The rapid growth in e-book sales and the increasing number of options available to authors for digital distribution of their works, as illustrated by these events, are altering the traditional business model of print publishers. These developments also underscore that the size of the authors’ shares and traditional publishers’ shares (if any) of e-book sales revenues may depend on where the Digital Distributors obtain their rights to sell e-books: from traditional print publishers, which of necessity are becoming increasingly focused on e-book sales, or from new publishers specializing in e-books, or even from the authors themselves.
As useful background to the implications for authors and publishers of the Amazon, Wylie and Wylie-Random House announcements, it is worth examining recent developments in e-book pricing and authors’ royalties.
E-book Pricing
Until recently, most publishers sold e-book rights to a Digital Distributor such as Amazon, which in Amazon’s case then offered e-books to the public through its dedicated Kindle device as a distributor/retailer. A publisher that offered a hardcover book for the suggested retail price of $25.99 would sell the e-book version to Amazon/Kindle for approximately $13. Amazon, acting as retailer, established the e-book price, which for many bestsellers was $9.99, and accordingly, Amazon lost about $3 on each transaction. Amazon’s goals included selling more Kindle devices and establishing a strong foothold in the e-book market.

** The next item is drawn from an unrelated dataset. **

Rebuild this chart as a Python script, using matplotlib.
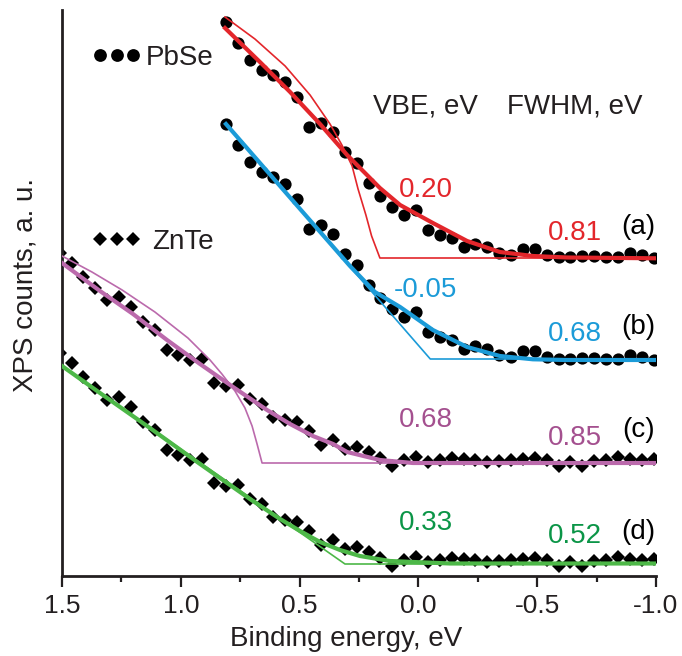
import matplotlib
matplotlib.use("Agg")
import matplotlib.pyplot as plt
from matplotlib.lines import Line2D
import numpy as np

plt.rcParams['font.family'] = ['Liberation Sans', 'DejaVu Sans']
plt.rcParams['axes.unicode_minus'] = False

# ---------------- data ----------------
# binding energy grids (eV)
pbse_energy = [0.81, 0.76, 0.71, 0.66, 0.61, 0.56, 0.51, 0.46, 0.41, 0.36,
               0.31, 0.26, 0.21, 0.16, 0.11, 0.06, 0.01, -0.04, -0.09, -0.14,
               -0.19, -0.24, -0.29, -0.34, -0.39, -0.44, -0.49, -0.54, -0.59, -0.64,
               -0.69, -0.74, -0.79, -0.84, -0.89, -0.94, -0.99]
pbse_counts = [236, 215, 198, 188, 183, 176, 161, 131, 135, 126,
               106, 95, 75, 62, 51, 43, 48, 28, 23, 20,
               11, 14, 11, 5, 3, 9, 9, 3, 1, 1,
               2, 2, 1, 1, 5, 3, 0]

znte_energy = [1.51, 1.46, 1.41, 1.36, 1.31, 1.26, 1.21, 1.16, 1.11, 1.06,
               1.01, 0.96, 0.91, 0.86, 0.81, 0.76, 0.71, 0.66, 0.61, 0.56,
               0.51, 0.46, 0.41, 0.36, 0.31, 0.26, 0.21, 0.16, 0.11, 0.06,
               0.01, -0.04, -0.09, -0.14, -0.19, -0.24, -0.29, -0.34, -0.39, -0.44,
               -0.49, -0.54, -0.59, -0.64, -0.69, -0.74, -0.79, -0.84, -0.89, -0.94,
               -0.99]
znte_counts = [207, 197, 183, 172, 160, 163, 153, 138, 130, 110,
               105, 100, 101, 77, 74, 75, 61, 56, 43, 40,
               38, 29, 15, 20, 11, 13, 8, 2, -6, 0,
               3, -2, 0, 2, 1, 0, -2, -1, 0, 1,
               2, 0, -6, -2, -6, -1, 0, 3, 1, 0,
               1]

# vertical offsets of the stacked spectra (a.u.)
offset_a, offset_b, offset_c, offset_d = 318, 216, 116, 16

# fitted curves
fit_a_thin_e = [0.814, 0.688, 0.561, 0.456, 0.372, 0.322, 0.279, 0.254, 0.221, 0.197, 0.162, -1.0]
fit_a_thin_y = [241, 219, 192, 163, 134, 113, 92, 69, 43, 22, 0, 0]
fit_a_thick_e = [0.814, 0.667, 0.540, 0.414, 0.300, 0.162, 0.077, -0.061, -0.205, -0.343, -0.482, -0.625, -1.0]
fit_a_thick_y = [230, 196, 166, 134, 103, 70, 53, 35, 17, 6, 2, 0.5, -0.3]

fit_b_thin_e = [0.810, -0.05, -1.0]
fit_b_thin_y = [236, 1, 1]
fit_b_thick_e = [0.810, 0.498, 0.288, 0.183, 0.077, -0.061, -0.205, -0.343, -0.482, -0.625, -1.0]
fit_b_thick_y = [236, 151, 94, 68, 53, 30, 13, 4, 0.7, 0, 0]

fit_c_thin_e = [1.5, 1.374, 1.247, 1.109, 0.970, 0.877, 0.827, 0.772, 0.730, 0.700, 0.679, 0.658, -1.0]
fit_c_thin_y = [204, 188, 170, 148, 122, 100, 86, 69, 52, 34, 16, -3, -3]
fit_c_thick_e = [1.5, 1.340, 1.201, 1.058, 0.919, 0.780, 0.637, 0.540, 0.444, 0.359, 0.300, 0.162, 0.023, -1.0]
fit_c_thick_y = [197, 169, 146, 120, 96, 73, 50, 36, 24, 16, 8, 0, -3, -3]

fit_d_thin_e = [1.5, 0.309, -1.0]
fit_d_thin_y = [194, -4, -4]
fit_d_thick_e = [1.5, 1.340, 1.130, 0.919, 0.709, 0.582, 0.498, 0.414, 0.330, 0.246, 0.120, -0.133, -1.0]
fit_d_thick_y = [194, 167, 132, 96, 61, 41, 29, 18, 10, 4, -1, -3.5, -3.5]

xtick_values = [1.5, 1.0, 0.5, 0.0, -0.5, -1.0]
xtick_labels = ["1.5", "1.0", "0.5", "0.0", "-0.5", "-1.0"]
minor_ticks = [1.25, 0.75, 0.25, -0.25, -0.75]

vbe_labels = ["0.20", "-0.05", "0.68", "0.33"]
fwhm_labels = ["0.81", "0.68", "0.85", "0.52"]
panel_labels = ["(a)", "(b)", "(c)", "(d)"]

# ---------------- style ----------------
RED = '#e3262b'
BLUE = '#1b9bd8'
PINK = '#bb6aac'
PINK_T = '#a4508f'
GREEN = '#4db848'
GREEN_T = '#0b9547'
INK = '#231f20'
FS_TICK = 19
FS = 20

W, H = 682, 656
fig = plt.figure(figsize=(W / 100, H / 100), dpi=100)
ax = fig.add_axes([62 / W, 80 / H, 594 / W, 566 / H])
ax.set_xlim(1.5, -1.0)
ax.set_ylim(0, 566)

def shifted(vals, off):
    return np.asarray(vals, dtype=float) + off

# data points
ax.plot(pbse_energy, shifted(pbse_counts, offset_a), 'o', color='black', ms=8.8, mew=0, zorder=2)
ax.plot(pbse_energy, shifted(pbse_counts, offset_b), 'o', color='black', ms=8.8, mew=0, zorder=2)
ax.plot(znte_energy, shifted(znte_counts, offset_c), 'D', color='black', ms=6.8, mew=0, zorder=2)
ax.plot(znte_energy, shifted(znte_counts, offset_d), 'D', color='black', ms=6.8, mew=0, zorder=2)

# fits
thin, thick = 1.2, 3.0
ax.plot(fit_a_thin_e, shifted(fit_a_thin_y, offset_a), color=RED, lw=thin, zorder=3)
ax.plot(fit_a_thick_e, shifted(fit_a_thick_y, offset_a), color=RED, lw=thick, zorder=3)
ax.plot(fit_b_thin_e, shifted(fit_b_thin_y, offset_b), color=BLUE, lw=thin, zorder=3)
ax.plot(fit_b_thick_e, shifted(fit_b_thick_y, offset_b), color=BLUE, lw=thick, zorder=3)
ax.plot(fit_c_thin_e, shifted(fit_c_thin_y, offset_c), color=PINK, lw=thin, zorder=3)
ax.plot(fit_c_thick_e, shifted(fit_c_thick_y, offset_c), color=PINK, lw=thick, zorder=3)
ax.plot(fit_d_thin_e, shifted(fit_d_thin_y, offset_d), color=GREEN, lw=thin, zorder=3)
ax.plot(fit_d_thick_e, shifted(fit_d_thick_y, offset_d), color=GREEN, lw=thick, zorder=3)

# axes styling
for s in ['top', 'right']:
    ax.spines[s].set_visible(False)
for s in ['left', 'bottom']:
    ax.spines[s].set_linewidth(2.0)
    ax.spines[s].set_color(INK)
ax.set_yticks([])
ax.set_xticks(xtick_values)
ax.set_xticklabels(xtick_labels)
ax.set_xticks(minor_ticks, minor=True)
ax.tick_params(axis='x', which='major', direction='out', length=8, width=1.6,
               colors=INK, labelsize=FS_TICK, pad=5)
ax.tick_params(axis='x', which='minor', direction='out', length=4.5, width=1.6, colors=INK)
ax.set_xlabel("Binding energy, eV", fontsize=FS, color=INK, va='center')
ax.xaxis.set_label_coords((346 - 62) / 594, (576 - 639.5) / 566)
ax.set_ylabel("XPS counts, a. u.", fontsize=FS, color=INK, va='center')
ax.yaxis.set_label_coords((26 - 62) / 594, (576 - 285) / 566)

# pixel helpers for annotation placement
def ex(px):
    return 1.5 - (px - 62) / 237.6

def yy(py):
    return 576 - py

ax.text(ex(373), yy(113.3), "VBE, eV", fontsize=FS, color=INK, ha='left', va='baseline')
ax.text(ex(507), yy(113.3), "FWHM, eV", fontsize=FS, color=INK, ha='left', va='baseline')

vbe_colors = [RED, BLUE, PINK_T, GREEN_T]
vbe_base = [196.7, 296.7, 426.7, 530]
fwhm_base = [239.5, 340.7, 445, 543.3]
panel_base = [234, 334, 437, 539]
for i in range(4):
    ax.text(ex(425.5), yy(vbe_base[i]), vbe_labels[i], fontsize=FS, color=vbe_colors[i],
            ha='center', va='baseline')
    ax.text(ex(602), yy(fwhm_base[i]), fwhm_labels[i], fontsize=FS, color=vbe_colors[i],
            ha='right', va='baseline')
    ax.text(ex(655), yy(panel_base[i]), panel_labels[i], fontsize=FS, color='black',
            ha='right', va='baseline')

# legends
h1 = Line2D([], [], ls='none', marker='o', color='black', ms=9.2, mew=0)
h2 = Line2D([], [], ls='none', marker='D', color='black', ms=6.8, mew=0)
leg1 = ax.legend([h1], ["PbSe"], loc='center left', bbox_to_anchor=(92 / W, 1 - 58 / H),
                 bbox_transform=fig.transFigure, frameon=False, numpoints=3,
                 handlelength=1.78, handletextpad=0.15, borderpad=0, borderaxespad=0,
                 fontsize=FS, labelcolor=INK)
ax.add_artist(leg1)
ax.legend([h2], ["ZnTe"], loc='center left', bbox_to_anchor=(92 / W, 1 - 242 / H),
          bbox_transform=fig.transFigure, frameon=False, numpoints=3,
          handlelength=1.78, handletextpad=0.4, borderpad=0, borderaxespad=0,
          fontsize=FS, labelcolor=INK)

fig.savefig("out.png", dpi=100)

From a financial perspective, most publishers were comfortable receiving $13 for each e-book, 50% of the suggested hardcover retail price being the sum they generally received from sales of hardcover versions. On the other hand, publishers grew concerned about their lack of control over the selling price of the e-book and that a $9.99 retail price for an e-book edition released at or about the date of hardcover publication lessened the public perception of the value of the hardcover edition. Concern also was raised over Amazon’s increasing dominance in the e-book market, acquired in part by selling e-books at less than cost.
In an attempt to control the price at which e-books were sold, five of the major publishers, with the notable exception of Random House, established an “agency model” with Digital Distributors including Amazon.2 The Digital Distributor now was deemed to act as the agent of the publisher, retaining a 30% share of the retail price instead of acting as a distributor-retailer that set the price itself. Under the “agency model,” the publisher, not the Digital Distributor, set the price of the e-book edition. What emerged was a selling price of $12.99 to $14.99 for most e-book editions sold through the Digital Distributor and $14.99 to $16.99 for enhanced e-book editions — considerably less than the suggested retail price of hardcover editions but a good deal more than $9.99.
With Amazon acting as agent and a retail price of $12.99, the publisher would receive $9.09 for each e-book edition sold (70% of $12.99) rather than the $13 it received in the example above when Amazon acted as a wholesale buyer and retail seller of the e-book edition. The publishers accepted this loss of revenue, aware that Amazon’s $3 deficit per book was not indefinitely sustainable and fearful that over time, Amazon would gain a strong enough market position to refuse to pay $13 per book and offer a much lower payment in its place. By adopting the “agency model” and controlling the price at which e-books were sold, publishers would support the perceived value of physical books (while helping to protect the physical stores that sell them) and preserve a diverse e-book marketplace with pricing they could accept.
Author Royalties
The price at which e-books are sold and the amounts collected by publishers in most instances affect the amounts authors receive from e-book sales. Several years ago, some publishers agreed to pay authors 50% of the publishers’ e-book receipts, but in recent years the standard amount offered by most publishers descended to 25% where it stands today.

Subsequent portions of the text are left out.